Pendant sa carrière, Swann Oberson a nagé entre 100 et 120 kilomètres par semaine. «Même en course à pied, c'est une distance que les athlètes ne parcourent pas facilement.» Ses journées étaient scindées en deux blocs distincts de nage (quatre heures) et de travail «à sec» (une heure). «Avec des congés le dimanche et le jeudi matin uniquement», soit «un total de 27 heures d'entraînement par semaine».
Il faut ajouter un autre "avantage": «L'eau tiède engendre une dépense calorique supplémentaire», salive Swann Oberson, qui confesse «250 grammes de spaghettis chaque midi, avec beaucoup de sauce», et deux autres repas gargantuesques dans la journée, entrecoupés d'un goûter. Juste le temps de changer de mayo.

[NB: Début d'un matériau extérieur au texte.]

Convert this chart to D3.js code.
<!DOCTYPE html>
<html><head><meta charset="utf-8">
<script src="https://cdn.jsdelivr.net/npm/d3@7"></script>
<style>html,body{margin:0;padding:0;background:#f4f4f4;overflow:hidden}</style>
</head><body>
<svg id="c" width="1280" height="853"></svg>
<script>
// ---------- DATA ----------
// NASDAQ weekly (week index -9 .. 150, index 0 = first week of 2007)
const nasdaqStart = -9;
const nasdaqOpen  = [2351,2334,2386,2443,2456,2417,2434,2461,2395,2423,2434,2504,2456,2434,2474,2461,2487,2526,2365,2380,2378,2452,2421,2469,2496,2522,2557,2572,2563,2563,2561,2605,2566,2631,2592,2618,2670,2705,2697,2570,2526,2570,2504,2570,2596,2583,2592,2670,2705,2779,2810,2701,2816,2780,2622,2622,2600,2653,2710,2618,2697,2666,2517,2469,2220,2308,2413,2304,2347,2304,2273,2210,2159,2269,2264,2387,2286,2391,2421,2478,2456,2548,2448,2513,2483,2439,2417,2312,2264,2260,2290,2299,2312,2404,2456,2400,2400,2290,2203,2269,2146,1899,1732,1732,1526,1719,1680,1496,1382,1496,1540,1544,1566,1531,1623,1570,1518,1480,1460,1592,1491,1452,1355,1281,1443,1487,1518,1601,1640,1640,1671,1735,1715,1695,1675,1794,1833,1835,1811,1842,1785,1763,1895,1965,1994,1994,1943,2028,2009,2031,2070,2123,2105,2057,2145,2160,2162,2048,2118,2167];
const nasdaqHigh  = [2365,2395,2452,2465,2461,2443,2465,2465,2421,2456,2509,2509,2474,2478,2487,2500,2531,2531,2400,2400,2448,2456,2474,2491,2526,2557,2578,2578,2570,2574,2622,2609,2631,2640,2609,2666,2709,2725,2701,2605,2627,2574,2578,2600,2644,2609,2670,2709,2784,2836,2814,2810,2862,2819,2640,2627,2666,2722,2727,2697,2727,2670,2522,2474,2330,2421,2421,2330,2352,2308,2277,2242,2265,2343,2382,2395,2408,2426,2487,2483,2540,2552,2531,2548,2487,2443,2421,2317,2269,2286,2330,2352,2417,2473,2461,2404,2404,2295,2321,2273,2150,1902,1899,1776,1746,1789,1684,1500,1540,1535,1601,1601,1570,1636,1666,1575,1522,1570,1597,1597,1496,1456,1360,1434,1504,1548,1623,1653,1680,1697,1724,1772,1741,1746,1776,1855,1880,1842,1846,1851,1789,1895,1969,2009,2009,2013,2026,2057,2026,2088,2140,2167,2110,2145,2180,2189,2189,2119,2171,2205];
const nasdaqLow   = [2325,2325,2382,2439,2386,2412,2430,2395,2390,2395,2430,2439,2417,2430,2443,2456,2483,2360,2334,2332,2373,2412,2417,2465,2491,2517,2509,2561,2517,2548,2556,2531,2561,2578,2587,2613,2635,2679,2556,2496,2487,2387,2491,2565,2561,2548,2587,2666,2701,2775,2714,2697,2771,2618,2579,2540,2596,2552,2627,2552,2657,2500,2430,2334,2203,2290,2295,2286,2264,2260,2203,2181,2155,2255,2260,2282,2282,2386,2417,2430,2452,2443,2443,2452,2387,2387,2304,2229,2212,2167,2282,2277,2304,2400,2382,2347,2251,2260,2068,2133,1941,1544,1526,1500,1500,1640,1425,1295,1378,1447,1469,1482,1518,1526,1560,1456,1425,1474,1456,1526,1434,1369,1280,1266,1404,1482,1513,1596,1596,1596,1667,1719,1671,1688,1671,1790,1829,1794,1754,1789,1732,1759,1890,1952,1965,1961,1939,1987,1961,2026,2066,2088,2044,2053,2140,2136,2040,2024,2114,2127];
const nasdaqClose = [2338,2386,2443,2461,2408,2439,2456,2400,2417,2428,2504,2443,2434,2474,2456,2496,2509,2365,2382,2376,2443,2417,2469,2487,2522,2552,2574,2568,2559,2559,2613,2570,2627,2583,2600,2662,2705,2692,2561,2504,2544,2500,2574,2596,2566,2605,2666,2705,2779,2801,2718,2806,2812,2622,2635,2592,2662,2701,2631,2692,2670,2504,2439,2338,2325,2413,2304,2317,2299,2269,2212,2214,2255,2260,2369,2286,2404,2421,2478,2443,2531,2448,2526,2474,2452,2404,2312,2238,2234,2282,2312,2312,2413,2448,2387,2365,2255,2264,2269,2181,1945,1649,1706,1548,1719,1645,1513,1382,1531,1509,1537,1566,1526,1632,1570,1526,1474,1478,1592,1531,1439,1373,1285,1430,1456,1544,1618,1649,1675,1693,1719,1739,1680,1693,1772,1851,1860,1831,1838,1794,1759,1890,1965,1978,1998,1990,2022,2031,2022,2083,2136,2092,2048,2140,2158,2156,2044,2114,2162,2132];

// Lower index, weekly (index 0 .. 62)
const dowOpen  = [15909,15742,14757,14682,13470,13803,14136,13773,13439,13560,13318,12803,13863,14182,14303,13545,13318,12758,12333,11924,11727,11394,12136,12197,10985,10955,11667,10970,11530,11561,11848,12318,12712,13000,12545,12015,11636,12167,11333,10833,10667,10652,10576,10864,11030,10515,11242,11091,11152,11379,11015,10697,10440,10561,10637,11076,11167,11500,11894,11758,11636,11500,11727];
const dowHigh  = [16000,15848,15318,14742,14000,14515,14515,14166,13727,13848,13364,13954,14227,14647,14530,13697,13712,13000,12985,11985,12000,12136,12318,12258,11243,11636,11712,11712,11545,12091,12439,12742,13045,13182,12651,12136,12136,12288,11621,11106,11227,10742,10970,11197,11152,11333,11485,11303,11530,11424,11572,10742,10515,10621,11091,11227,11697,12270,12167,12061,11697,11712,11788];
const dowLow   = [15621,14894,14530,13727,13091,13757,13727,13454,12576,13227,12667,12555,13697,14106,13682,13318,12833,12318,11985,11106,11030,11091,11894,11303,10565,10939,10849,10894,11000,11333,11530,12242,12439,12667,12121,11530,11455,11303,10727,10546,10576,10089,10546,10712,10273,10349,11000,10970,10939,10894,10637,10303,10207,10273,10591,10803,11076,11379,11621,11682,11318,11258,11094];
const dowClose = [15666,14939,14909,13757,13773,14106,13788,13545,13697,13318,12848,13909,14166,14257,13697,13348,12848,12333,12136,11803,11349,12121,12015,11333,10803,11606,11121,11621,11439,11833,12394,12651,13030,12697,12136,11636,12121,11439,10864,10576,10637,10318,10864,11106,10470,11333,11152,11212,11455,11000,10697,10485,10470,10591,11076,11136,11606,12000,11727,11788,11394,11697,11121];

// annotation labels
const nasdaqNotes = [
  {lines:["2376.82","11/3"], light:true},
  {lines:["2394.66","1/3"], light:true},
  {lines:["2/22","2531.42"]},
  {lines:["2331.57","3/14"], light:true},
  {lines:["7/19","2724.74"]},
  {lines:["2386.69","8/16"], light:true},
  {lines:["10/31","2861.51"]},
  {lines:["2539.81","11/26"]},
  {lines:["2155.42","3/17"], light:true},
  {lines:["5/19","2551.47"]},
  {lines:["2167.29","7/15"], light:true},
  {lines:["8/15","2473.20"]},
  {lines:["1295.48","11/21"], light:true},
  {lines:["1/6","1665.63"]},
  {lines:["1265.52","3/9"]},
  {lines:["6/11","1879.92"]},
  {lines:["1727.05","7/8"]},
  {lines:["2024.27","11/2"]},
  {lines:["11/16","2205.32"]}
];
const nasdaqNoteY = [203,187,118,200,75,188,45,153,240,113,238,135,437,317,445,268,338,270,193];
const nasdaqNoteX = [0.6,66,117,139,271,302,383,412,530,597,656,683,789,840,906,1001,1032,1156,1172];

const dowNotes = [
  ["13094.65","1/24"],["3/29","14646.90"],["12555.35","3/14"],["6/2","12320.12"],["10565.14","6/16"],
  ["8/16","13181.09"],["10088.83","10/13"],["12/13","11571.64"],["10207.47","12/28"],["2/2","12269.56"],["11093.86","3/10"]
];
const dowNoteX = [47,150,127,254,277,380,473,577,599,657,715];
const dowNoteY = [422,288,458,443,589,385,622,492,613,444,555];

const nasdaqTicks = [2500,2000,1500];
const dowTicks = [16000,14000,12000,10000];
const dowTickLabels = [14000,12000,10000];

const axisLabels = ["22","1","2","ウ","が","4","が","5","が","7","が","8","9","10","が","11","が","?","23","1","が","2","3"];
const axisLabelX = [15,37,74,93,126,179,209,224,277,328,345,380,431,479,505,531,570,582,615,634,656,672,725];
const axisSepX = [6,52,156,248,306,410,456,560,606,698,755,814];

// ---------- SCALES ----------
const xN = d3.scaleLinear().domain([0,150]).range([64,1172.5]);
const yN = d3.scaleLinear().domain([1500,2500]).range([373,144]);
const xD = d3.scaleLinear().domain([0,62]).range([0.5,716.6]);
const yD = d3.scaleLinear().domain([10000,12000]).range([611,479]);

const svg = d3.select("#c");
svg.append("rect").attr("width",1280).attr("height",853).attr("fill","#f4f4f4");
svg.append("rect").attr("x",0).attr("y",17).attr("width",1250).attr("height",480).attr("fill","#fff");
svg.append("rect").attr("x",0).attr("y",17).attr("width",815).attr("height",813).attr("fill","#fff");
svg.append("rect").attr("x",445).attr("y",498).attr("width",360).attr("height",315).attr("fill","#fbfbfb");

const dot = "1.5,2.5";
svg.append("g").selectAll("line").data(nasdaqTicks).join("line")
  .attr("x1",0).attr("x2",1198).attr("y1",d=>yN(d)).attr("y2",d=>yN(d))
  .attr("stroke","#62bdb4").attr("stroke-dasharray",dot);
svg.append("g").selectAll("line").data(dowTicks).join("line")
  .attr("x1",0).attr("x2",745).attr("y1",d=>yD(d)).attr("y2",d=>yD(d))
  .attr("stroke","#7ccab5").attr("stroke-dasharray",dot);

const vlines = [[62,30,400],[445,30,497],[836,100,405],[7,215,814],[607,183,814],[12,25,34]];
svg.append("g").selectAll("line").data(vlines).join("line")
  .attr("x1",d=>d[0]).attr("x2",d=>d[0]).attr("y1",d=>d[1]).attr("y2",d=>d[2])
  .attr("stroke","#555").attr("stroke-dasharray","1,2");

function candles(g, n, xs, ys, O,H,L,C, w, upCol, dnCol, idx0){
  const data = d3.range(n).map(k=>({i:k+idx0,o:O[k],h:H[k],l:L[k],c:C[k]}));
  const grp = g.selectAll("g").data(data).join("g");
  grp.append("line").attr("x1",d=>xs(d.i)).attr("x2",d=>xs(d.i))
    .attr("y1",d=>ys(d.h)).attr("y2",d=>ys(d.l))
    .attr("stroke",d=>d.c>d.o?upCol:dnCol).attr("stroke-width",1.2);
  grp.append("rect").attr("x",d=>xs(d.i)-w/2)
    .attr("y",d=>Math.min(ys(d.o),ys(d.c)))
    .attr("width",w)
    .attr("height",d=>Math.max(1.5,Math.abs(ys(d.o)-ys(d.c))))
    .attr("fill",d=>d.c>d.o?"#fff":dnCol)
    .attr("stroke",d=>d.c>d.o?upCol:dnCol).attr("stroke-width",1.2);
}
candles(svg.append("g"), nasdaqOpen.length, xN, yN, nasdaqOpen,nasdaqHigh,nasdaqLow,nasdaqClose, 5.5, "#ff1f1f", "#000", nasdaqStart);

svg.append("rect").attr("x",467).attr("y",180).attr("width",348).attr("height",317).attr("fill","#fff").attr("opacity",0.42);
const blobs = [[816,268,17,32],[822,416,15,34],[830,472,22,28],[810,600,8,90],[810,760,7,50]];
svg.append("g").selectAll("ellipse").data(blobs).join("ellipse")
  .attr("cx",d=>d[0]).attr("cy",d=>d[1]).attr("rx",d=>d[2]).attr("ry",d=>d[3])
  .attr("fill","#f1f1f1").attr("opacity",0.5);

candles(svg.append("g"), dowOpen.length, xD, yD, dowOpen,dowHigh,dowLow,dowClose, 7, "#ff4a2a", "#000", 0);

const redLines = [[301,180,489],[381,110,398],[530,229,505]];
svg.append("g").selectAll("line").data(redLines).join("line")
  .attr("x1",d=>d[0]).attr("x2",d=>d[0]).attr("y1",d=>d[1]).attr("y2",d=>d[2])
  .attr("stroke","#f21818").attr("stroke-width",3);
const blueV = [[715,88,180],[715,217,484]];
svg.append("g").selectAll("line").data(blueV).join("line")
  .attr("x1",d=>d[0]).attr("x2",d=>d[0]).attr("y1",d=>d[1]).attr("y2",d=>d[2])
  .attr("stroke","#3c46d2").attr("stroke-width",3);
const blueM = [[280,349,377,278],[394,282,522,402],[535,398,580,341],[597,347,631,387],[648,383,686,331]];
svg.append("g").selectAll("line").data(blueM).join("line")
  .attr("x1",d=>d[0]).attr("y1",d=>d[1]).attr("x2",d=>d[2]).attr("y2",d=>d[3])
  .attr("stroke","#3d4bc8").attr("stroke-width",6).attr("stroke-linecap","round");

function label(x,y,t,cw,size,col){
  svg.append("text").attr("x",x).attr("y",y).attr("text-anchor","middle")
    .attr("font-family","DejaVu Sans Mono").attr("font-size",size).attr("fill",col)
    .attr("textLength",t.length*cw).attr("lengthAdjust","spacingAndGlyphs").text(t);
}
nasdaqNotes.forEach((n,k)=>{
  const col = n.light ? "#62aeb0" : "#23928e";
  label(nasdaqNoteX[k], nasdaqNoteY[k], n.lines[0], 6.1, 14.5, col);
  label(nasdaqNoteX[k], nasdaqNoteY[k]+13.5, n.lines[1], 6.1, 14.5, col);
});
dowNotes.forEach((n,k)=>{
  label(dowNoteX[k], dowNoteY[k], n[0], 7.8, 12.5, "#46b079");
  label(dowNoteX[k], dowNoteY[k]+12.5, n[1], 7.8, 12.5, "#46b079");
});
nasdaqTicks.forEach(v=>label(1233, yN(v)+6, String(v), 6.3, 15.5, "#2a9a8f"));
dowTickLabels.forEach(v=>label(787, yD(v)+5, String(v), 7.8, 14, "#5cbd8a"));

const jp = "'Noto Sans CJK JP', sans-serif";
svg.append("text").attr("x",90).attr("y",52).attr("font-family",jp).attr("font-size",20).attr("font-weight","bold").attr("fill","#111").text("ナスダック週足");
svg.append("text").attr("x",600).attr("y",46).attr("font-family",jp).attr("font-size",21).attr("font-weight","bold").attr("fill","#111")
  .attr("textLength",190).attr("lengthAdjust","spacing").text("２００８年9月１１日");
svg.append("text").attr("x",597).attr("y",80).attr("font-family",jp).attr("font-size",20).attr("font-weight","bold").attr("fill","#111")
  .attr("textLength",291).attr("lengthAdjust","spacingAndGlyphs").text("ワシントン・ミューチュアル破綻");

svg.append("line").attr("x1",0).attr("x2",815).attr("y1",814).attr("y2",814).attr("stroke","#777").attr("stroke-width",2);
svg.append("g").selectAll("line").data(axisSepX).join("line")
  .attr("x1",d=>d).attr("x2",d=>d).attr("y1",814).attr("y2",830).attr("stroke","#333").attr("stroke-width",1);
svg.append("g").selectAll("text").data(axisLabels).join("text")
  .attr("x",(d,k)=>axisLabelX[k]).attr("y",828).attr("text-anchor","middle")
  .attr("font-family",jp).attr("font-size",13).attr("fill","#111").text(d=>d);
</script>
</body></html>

On l'a vu aux Jeux de Pékin, en 2008, quand un entraîneur australien a emmené son élevage de tritons au McDo du coin: une nageuse sculptée comme une pomme allumette a commandé trois Big Mac Menu pour elle seule, escortés de deux Sundaes au chocolat et d'un milk-shake banane.
Médaillé de bronze aux Jeux de Tokyo, Jérémy Desplanches avoue «manger vraiment beaucoup. Mais j’ai la chance de tout éliminer, oui. Il faudra seulement que cette chance ne me quitte pas après ma carrière, ou je risque d’avoir de sérieux problèmes de santé». Son menu idéal: «En entrée, une bonne salade avec de la tomate et de la burrata, un peu assaisonnée. En plat, pas une pizza, mais quelques pizzas. Au dessert, soit un mille-feuille, soit une tarte au citron».
En outre, il faut beaucoup boire, et pas seulement une tasse de temps en temps. «Dans l'eau, on n'a pas la sensation de soif, ni de bouche pâteuse, comme en course à pied. Et on transpire finalement assez peu, explique Swann Oberson. Le danger serait de ne pas boire. Moi, par exemple, j'étais un chameau. Mais il faut absolument se forcer.»
C'est donc le ventre plein que les nageurs quittent les bassins pour entrer dans la vie dite «active» (une expression qui doit beaucoup les amuser). Et là, les problèmes commencent... Dano Halsall nous avouait après sa carrière une forme d'addiction à l'effort et à l'excès qu'aucun bonheur ne vient apaiser, cliché chiqué de la famille Ricoré réunie autour d'un petit déj' équilibré (encore une plaisanterie qu'on ne fera pas avaler aux nageurs).
Mal-être, douleurs, angoisses. Certains, comme Phelps ou Manaudou, ont replongé. «L’addiction est celle d’un toxicomane lourd, dit Dano Halsall. Je connais une ancienne nageuse qui, malgré une vie équilibrée, n’a pas trouvé d’effort assez violent pour apaiser son manque. A 40 ans, son corps réclame une activité physique toujours plus intense. Cette fille a tenté le triathlon, le marathon. Rien ne semble la rassasier.»
Alors ils mangent. «De nombreux nageurs que je croise sont devenus énormes», s'émeut Swann Oberson... qui s'est mise au trail et au marathon. «C'est triste à dire, mais quand on arrête, on perd son corps d'athlète, surtout les filles. Il est difficile de reprendre des habitudes alimentaires normales. On n'a pas forcément moins faim et on a encore envie de tout manger.»
Selon un phénomène de compensation classique, le corps va chercher dans le réfrigérateur des sensations de trop-plein que la vie réelle ne lui procure plus. «Il réclame de la bouffe, conclut Swann Oberson. D'autres nageurs passent à la cigarette ou à la boisson, mais au fond, le résultat est le même: la transition de l'athlète entraîné à la personne quelconque est souvent très difficile.»
Vu du fond de la piscine, ce n'est plus du glamour. C'est de la rage.